We are working on algebraic closed field $k$. Let $\mathbb{F}_1$ be the Hirzebruch surface $\mathbb{P}(\mathcal{O}\oplus\mathcal{O}(-1))$, $C_0$ and $C_{\infty}$ are its zero and infinity sections respectively. Let $f: X = \mathbb{P}(\mathcal{O}\oplus\mathcal{O}(-2C_{\infty})) \to \mathbb{F}_1$. Notice that general element $C \in |2C_{\infty}|$ is a quadric and $\mathrm{dim}$ $\mathrm{H}^0(\mathbb{F}_1,\mathcal{O}(2C_{\infty}) ) = 6$. Let $\xi$ and $D$ be the zero section and the infinity section respectively on $X$. $f^*C_0 \cong \mathbb{P}^1 \times \mathbb{P}^1$ is the pull-back of divisor $C_0$ on $X$.

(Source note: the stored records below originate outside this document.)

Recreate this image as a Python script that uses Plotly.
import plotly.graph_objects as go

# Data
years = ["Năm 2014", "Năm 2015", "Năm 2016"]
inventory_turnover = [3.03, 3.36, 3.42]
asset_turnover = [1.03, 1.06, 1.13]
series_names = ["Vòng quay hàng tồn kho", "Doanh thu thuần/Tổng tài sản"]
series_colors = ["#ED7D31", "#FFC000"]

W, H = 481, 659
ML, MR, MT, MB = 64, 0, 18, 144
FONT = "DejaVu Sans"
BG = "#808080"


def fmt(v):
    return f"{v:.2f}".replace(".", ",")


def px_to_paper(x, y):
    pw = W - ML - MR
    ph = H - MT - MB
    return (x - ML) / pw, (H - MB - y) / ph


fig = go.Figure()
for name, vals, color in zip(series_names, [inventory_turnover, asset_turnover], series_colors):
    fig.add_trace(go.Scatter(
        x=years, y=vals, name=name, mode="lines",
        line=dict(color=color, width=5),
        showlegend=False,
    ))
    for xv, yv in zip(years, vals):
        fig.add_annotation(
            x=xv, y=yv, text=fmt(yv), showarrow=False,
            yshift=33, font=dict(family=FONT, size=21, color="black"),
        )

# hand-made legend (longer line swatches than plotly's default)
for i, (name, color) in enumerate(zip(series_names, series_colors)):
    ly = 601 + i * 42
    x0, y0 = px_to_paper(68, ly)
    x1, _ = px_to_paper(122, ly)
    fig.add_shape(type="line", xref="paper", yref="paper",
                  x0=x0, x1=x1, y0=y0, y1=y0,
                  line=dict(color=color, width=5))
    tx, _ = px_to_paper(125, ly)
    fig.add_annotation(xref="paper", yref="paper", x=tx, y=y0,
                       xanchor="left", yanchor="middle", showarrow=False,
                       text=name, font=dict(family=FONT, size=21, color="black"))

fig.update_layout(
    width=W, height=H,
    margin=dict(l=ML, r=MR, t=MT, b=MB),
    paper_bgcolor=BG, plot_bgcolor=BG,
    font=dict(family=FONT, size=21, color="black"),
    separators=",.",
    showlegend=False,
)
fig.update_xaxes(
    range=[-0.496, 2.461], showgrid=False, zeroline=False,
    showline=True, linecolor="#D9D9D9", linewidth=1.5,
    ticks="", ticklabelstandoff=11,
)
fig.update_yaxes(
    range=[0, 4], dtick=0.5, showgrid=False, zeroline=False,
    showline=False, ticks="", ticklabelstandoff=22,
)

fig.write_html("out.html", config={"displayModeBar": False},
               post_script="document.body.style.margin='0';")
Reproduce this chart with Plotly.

For $D^{\prime} \in |D|$ another infinity section of $X$, we have that $D^{\prime} \cap D = C$ the quadric curve on $\mathbb{F}_1$ since the normal bundle $\mathcal{N}_{D/X} = \mathcal{O}(2C_{\infty})$ (cf here for the formular of normal bundle of infinity section $D$ on a split rank 2 projective bundle). If $f^*C_0$ intersects $D$ properly, then $f^*C_0 \cap D = E$ is the zero section on $D$ ($\cong \mathbb{F}_1$) with self-intersection $-1$. On $f^*C_0$, self-intersection of $E$ is $0$ as it is also a zero section on $\mathbb{P}^1 \times \mathbb{P}^1$. Here I claim that $f^*C_0$ could not intersect all General elements of $|D|$ properly. Indeed, $\mathrm{dim}$ $\mathrm{H}^0(X,\mathcal{O}_X(D) ) = 7$ since the sequence:
$0 \to H^0(X,O_X) \to H^0(X,O_X(D)) \to H^0(D,O_X(D)|_D) \to 0$
is exact. If $f^*C_0$ intersects properly to all General Element of $|D|$, then the restriction map:
$H^0(X,O_X(D)) \to H^0(f^*C_0,f^*C_0 \cap D )$
provides that there exists general elements $D_1, D_2 \in |D|$ such that $D_1 \cap D_2 \supset f^*C_0 \cap D_1 = f^*C_0 \cap D_2$. This happens because $\mathrm{dim}$ $\mathrm{H}^0(f^*C_0,f^*C_0 \cap D ) = 2$. This contradicts to the fact that in general the scheme-theoretic intersection $D_1 \cap D_2 $ should be a quadric curve or an effective divisor that is equivalent to quadric curve. Thus there exists several infinity sections that do not intersect $f^*C_0$ properly.
In this situation I would want to ask if my claim about the non-proper intersection between $f^*C_0$ and General elements of $|D|$ is true. And if it is true, has it appeared anywhere in the literature? I would really want to know if there is any reference discusses about this problem. Thank you very much in advance.